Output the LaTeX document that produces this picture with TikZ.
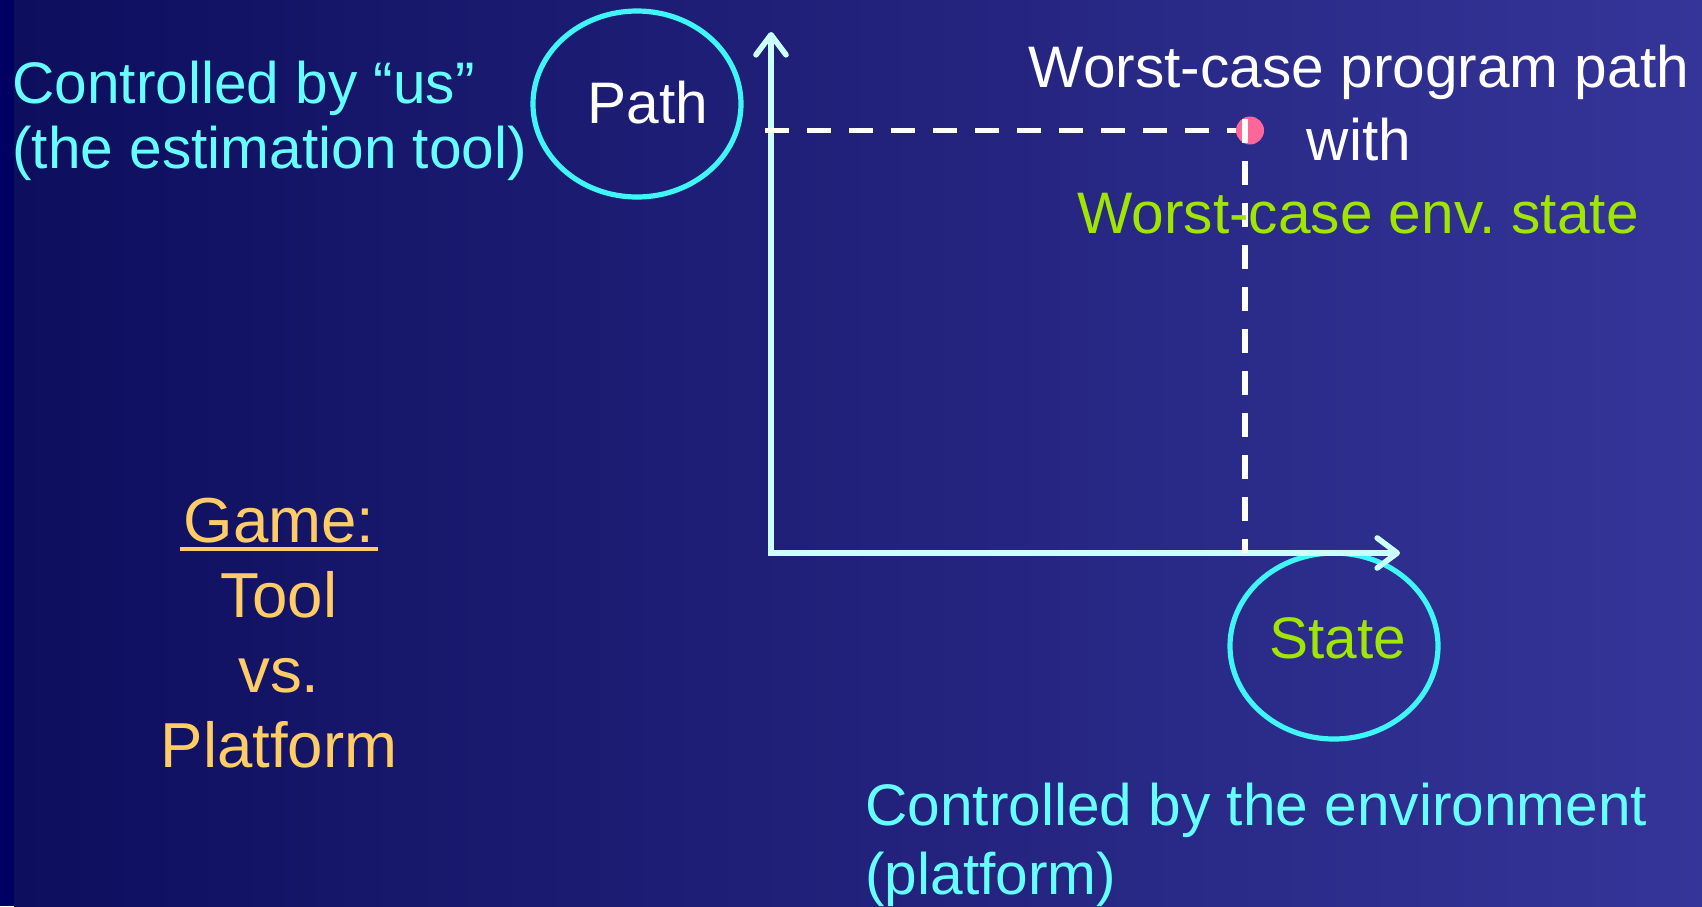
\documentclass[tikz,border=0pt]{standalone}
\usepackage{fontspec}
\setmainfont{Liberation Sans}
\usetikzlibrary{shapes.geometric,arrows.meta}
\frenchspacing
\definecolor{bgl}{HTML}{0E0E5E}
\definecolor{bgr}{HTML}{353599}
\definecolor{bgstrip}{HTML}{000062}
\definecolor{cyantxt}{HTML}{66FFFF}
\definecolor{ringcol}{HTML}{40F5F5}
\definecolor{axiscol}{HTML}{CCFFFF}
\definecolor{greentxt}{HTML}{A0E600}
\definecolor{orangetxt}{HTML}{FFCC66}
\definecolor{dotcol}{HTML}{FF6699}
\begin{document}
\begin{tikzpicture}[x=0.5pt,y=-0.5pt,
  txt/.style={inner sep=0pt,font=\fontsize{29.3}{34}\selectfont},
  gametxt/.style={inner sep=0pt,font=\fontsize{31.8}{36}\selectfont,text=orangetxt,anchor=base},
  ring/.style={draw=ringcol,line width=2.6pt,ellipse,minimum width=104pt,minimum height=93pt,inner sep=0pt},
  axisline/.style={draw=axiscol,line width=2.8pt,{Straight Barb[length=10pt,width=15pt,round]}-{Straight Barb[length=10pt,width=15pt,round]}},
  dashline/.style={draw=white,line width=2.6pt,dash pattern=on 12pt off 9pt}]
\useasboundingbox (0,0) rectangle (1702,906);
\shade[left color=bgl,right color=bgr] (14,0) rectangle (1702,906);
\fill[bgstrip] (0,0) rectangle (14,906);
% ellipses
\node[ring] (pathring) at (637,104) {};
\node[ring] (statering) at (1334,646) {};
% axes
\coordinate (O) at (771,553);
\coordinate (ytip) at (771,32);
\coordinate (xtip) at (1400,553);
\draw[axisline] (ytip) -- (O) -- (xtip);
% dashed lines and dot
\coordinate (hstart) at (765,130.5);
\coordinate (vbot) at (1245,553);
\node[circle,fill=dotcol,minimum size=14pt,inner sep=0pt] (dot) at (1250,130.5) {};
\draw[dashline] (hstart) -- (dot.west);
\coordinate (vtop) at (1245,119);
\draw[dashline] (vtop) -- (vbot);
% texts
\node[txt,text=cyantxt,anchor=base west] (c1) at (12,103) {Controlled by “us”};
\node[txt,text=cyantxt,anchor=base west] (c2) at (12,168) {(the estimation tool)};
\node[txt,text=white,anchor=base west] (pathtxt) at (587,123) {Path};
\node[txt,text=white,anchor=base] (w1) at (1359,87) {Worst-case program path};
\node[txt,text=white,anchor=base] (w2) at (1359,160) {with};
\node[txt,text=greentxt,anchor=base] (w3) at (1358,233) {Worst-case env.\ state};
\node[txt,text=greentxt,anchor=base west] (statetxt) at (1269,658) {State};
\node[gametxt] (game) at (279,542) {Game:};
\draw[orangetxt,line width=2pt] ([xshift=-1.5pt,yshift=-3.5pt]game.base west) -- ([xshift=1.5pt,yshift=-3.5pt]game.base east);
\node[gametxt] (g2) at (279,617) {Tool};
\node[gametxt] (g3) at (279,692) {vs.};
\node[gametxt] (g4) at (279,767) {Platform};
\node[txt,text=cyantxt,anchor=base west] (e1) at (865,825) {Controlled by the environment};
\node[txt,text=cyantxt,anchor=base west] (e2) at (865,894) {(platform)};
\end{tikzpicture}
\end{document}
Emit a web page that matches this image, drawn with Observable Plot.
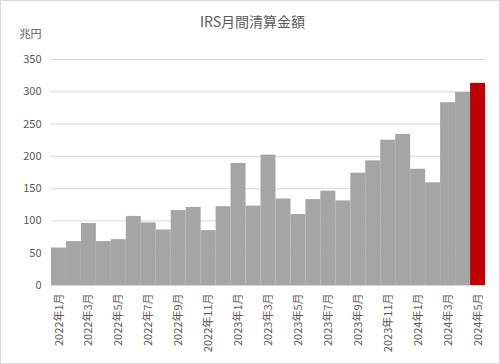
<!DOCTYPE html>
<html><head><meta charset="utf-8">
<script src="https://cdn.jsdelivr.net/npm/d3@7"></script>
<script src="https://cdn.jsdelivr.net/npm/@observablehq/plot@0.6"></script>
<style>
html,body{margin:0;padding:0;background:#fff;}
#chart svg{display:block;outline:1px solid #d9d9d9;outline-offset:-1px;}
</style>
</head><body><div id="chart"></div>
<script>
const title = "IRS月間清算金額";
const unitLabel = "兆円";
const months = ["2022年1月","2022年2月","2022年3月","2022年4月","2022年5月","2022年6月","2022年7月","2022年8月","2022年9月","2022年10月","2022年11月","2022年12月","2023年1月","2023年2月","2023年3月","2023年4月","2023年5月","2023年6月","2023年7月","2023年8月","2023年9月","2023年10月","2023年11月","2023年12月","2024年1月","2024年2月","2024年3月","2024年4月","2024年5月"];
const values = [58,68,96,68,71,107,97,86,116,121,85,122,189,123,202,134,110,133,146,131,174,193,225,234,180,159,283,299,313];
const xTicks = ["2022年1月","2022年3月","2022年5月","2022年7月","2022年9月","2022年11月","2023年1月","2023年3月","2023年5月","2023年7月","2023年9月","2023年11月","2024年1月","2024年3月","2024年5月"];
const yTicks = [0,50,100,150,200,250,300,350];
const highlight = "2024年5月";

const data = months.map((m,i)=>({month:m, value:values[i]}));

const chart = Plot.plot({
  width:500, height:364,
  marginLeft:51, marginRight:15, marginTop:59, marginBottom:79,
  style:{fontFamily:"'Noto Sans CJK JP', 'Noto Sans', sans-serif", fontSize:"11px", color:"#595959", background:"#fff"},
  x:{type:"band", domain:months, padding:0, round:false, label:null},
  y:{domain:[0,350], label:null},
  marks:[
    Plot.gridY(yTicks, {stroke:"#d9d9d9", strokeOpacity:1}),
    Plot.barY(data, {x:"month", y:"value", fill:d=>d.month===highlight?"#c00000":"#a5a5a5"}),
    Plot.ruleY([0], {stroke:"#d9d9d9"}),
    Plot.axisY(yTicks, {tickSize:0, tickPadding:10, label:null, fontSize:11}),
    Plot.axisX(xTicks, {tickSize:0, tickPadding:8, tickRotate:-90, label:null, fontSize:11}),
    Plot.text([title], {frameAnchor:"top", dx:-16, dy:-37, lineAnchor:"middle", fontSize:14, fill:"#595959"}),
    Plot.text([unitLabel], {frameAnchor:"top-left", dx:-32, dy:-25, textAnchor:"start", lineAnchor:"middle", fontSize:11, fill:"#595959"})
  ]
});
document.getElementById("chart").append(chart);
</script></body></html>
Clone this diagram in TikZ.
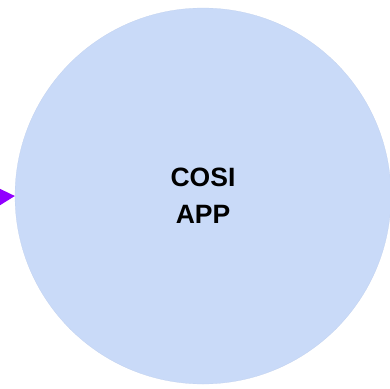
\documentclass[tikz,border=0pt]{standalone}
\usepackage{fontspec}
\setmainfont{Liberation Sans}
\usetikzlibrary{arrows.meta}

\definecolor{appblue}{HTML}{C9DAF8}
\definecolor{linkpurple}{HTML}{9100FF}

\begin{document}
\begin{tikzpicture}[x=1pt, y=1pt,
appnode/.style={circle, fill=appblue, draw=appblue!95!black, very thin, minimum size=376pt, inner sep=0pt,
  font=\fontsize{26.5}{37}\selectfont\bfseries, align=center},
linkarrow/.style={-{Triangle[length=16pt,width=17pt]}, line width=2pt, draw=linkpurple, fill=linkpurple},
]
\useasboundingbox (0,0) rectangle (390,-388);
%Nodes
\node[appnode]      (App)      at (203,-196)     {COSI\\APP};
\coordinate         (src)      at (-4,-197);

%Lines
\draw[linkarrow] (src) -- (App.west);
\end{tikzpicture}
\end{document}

- **Problem statement**
Your task is to copy the entries in full and exactly, without any images.

- **Expected answer**
Output the LaTeX document that produces this picture with TikZ.
\documentclass[tikz,border=0pt]{standalone}
\usepackage{fontspec}
\setmainfont{Liberation Sans}
\usetikzlibrary{shapes.geometric,arrows.meta}
\frenchspacing
\definecolor{bgl}{HTML}{0E0E5E}
\definecolor{bgr}{HTML}{353599}
\definecolor{bgstrip}{HTML}{000062}
\definecolor{cyantxt}{HTML}{66FFFF}
\definecolor{ringcol}{HTML}{40F5F5}
\definecolor{axiscol}{HTML}{CCFFFF}
\definecolor{greentxt}{HTML}{A0E600}
\definecolor{orangetxt}{HTML}{FFCC66}
\definecolor{dotcol}{HTML}{FF6699}
\begin{document}
\begin{tikzpicture}[x=0.5pt,y=-0.5pt,
  txt/.style={inner sep=0pt,font=\fontsize{29.3}{34}\selectfont},
  gametxt/.style={inner sep=0pt,font=\fontsize{31.8}{36}\selectfont,text=orangetxt,anchor=base},
  ring/.style={draw=ringcol,line width=2.6pt,ellipse,minimum width=104pt,minimum height=93pt,inner sep=0pt},
  axisline/.style={draw=axiscol,line width=2.8pt,{Straight Barb[length=10pt,width=15pt,round]}-{Straight Barb[length=10pt,width=15pt,round]}},
  dashline/.style={draw=white,line width=2.6pt,dash pattern=on 12pt off 9pt}]
\useasboundingbox (0,0) rectangle (1702,906);
\shade[left color=bgl,right color=bgr] (14,0) rectangle (1702,906);
\fill[bgstrip] (0,0) rectangle (14,906);
% ellipses
\node[ring] (pathring) at (637,104) {};
\node[ring] (statering) at (1334,646) {};
% axes
\coordinate (O) at (771,553);
\coordinate (ytip) at (771,32);
\coordinate (xtip) at (1400,553);
\draw[axisline] (ytip) -- (O) -- (xtip);
% dashed lines and dot
\coordinate (hstart) at (765,130.5);
\coordinate (vbot) at (1245,553);
\node[circle,fill=dotcol,minimum size=14pt,inner sep=0pt] (dot) at (1250,130.5) {};
\draw[dashline] (hstart) -- (dot.west);
\coordinate (vtop) at (1245,119);
\draw[dashline] (vtop) -- (vbot);
% texts
\node[txt,text=cyantxt,anchor=base west] (c1) at (12,103) {Controlled by “us”};
\node[txt,text=cyantxt,anchor=base west] (c2) at (12,168) {(the estimation tool)};
\node[txt,text=white,anchor=base west] (pathtxt) at (587,123) {Path};
\node[txt,text=white,anchor=base] (w1) at (1359,87) {Worst-case program path};
\node[txt,text=white,anchor=base] (w2) at (1359,160) {with};
\node[txt,text=greentxt,anchor=base] (w3) at (1358,233) {Worst-case env.\ state};
\node[txt,text=greentxt,anchor=base west] (statetxt) at (1269,658) {State};
\node[gametxt] (game) at (279,542) {Game:};
\draw[orangetxt,line width=2pt] ([xshift=-1.5pt,yshift=-3.5pt]game.base west) -- ([xshift=1.5pt,yshift=-3.5pt]game.base east);
\node[gametxt] (g2) at (279,617) {Tool};
\node[gametxt] (g3) at (279,692) {vs.};
\node[gametxt] (g4) at (279,767) {Platform};
\node[txt,text=cyantxt,anchor=base west] (e1) at (865,825) {Controlled by the environment};
\node[txt,text=cyantxt,anchor=base west] (e2) at (865,894) {(platform)};
\end{tikzpicture}
\end{document}
Emit a web page that matches this image, drawn with Observable Plot.
<!DOCTYPE html>
<html><head><meta charset="utf-8">
<script src="https://cdn.jsdelivr.net/npm/d3@7"></script>
<script src="https://cdn.jsdelivr.net/npm/@observablehq/plot@0.6"></script>
<style>
html,body{margin:0;padding:0;background:#fff;}
#chart svg{display:block;outline:1px solid #d9d9d9;outline-offset:-1px;}
</style>
</head><body><div id="chart"></div>
<script>
const title = "IRS月間清算金額";
const unitLabel = "兆円";
const months = ["2022年1月","2022年2月","2022年3月","2022年4月","2022年5月","2022年6月","2022年7月","2022年8月","2022年9月","2022年10月","2022年11月","2022年12月","2023年1月","2023年2月","2023年3月","2023年4月","2023年5月","2023年6月","2023年7月","2023年8月","2023年9月","2023年10月","2023年11月","2023年12月","2024年1月","2024年2月","2024年3月","2024年4月","2024年5月"];
const values = [58,68,96,68,71,107,97,86,116,121,85,122,189,123,202,134,110,133,146,131,174,193,225,234,180,159,283,299,313];
const xTicks = ["2022年1月","2022年3月","2022年5月","2022年7月","2022年9月","2022年11月","2023年1月","2023年3月","2023年5月","2023年7月","2023年9月","2023年11月","2024年1月","2024年3月","2024年5月"];
const yTicks = [0,50,100,150,200,250,300,350];
const highlight = "2024年5月";

const data = months.map((m,i)=>({month:m, value:values[i]}));

const chart = Plot.plot({
  width:500, height:364,
  marginLeft:51, marginRight:15, marginTop:59, marginBottom:79,
  style:{fontFamily:"'Noto Sans CJK JP', 'Noto Sans', sans-serif", fontSize:"11px", color:"#595959", background:"#fff"},
  x:{type:"band", domain:months, padding:0, round:false, label:null},
  y:{domain:[0,350], label:null},
  marks:[
    Plot.gridY(yTicks, {stroke:"#d9d9d9", strokeOpacity:1}),
    Plot.barY(data, {x:"month", y:"value", fill:d=>d.month===highlight?"#c00000":"#a5a5a5"}),
    Plot.ruleY([0], {stroke:"#d9d9d9"}),
    Plot.axisY(yTicks, {tickSize:0, tickPadding:10, label:null, fontSize:11}),
    Plot.axisX(xTicks, {tickSize:0, tickPadding:8, tickRotate:-90, label:null, fontSize:11}),
    Plot.text([title], {frameAnchor:"top", dx:-16, dy:-37, lineAnchor:"middle", fontSize:14, fill:"#595959"}),
    Plot.text([unitLabel], {frameAnchor:"top-left", dx:-32, dy:-25, textAnchor:"start", lineAnchor:"middle", fontSize:11, fill:"#595959"})
  ]
});
document.getElementById("chart").append(chart);
</script></body></html>
Clone this diagram in TikZ.
\documentclass[tikz,border=0pt]{standalone}
\usepackage{fontspec}
\setmainfont{Liberation Sans}
\usetikzlibrary{arrows.meta}

\definecolor{appblue}{HTML}{C9DAF8}
\definecolor{linkpurple}{HTML}{9100FF}

\begin{document}
\begin{tikzpicture}[x=1pt, y=1pt,
appnode/.style={circle, fill=appblue, draw=appblue!95!black, very thin, minimum size=376pt, inner sep=0pt,
  font=\fontsize{26.5}{37}\selectfont\bfseries, align=center},
linkarrow/.style={-{Triangle[length=16pt,width=17pt]}, line width=2pt, draw=linkpurple, fill=linkpurple},
]
\useasboundingbox (0,0) rectangle (390,-388);
%Nodes
\node[appnode]      (App)      at (203,-196)     {COSI\\APP};
\coordinate         (src)      at (-4,-197);

%Lines
\draw[linkarrow] (src) -- (App.west);
\end{tikzpicture}
\end{document}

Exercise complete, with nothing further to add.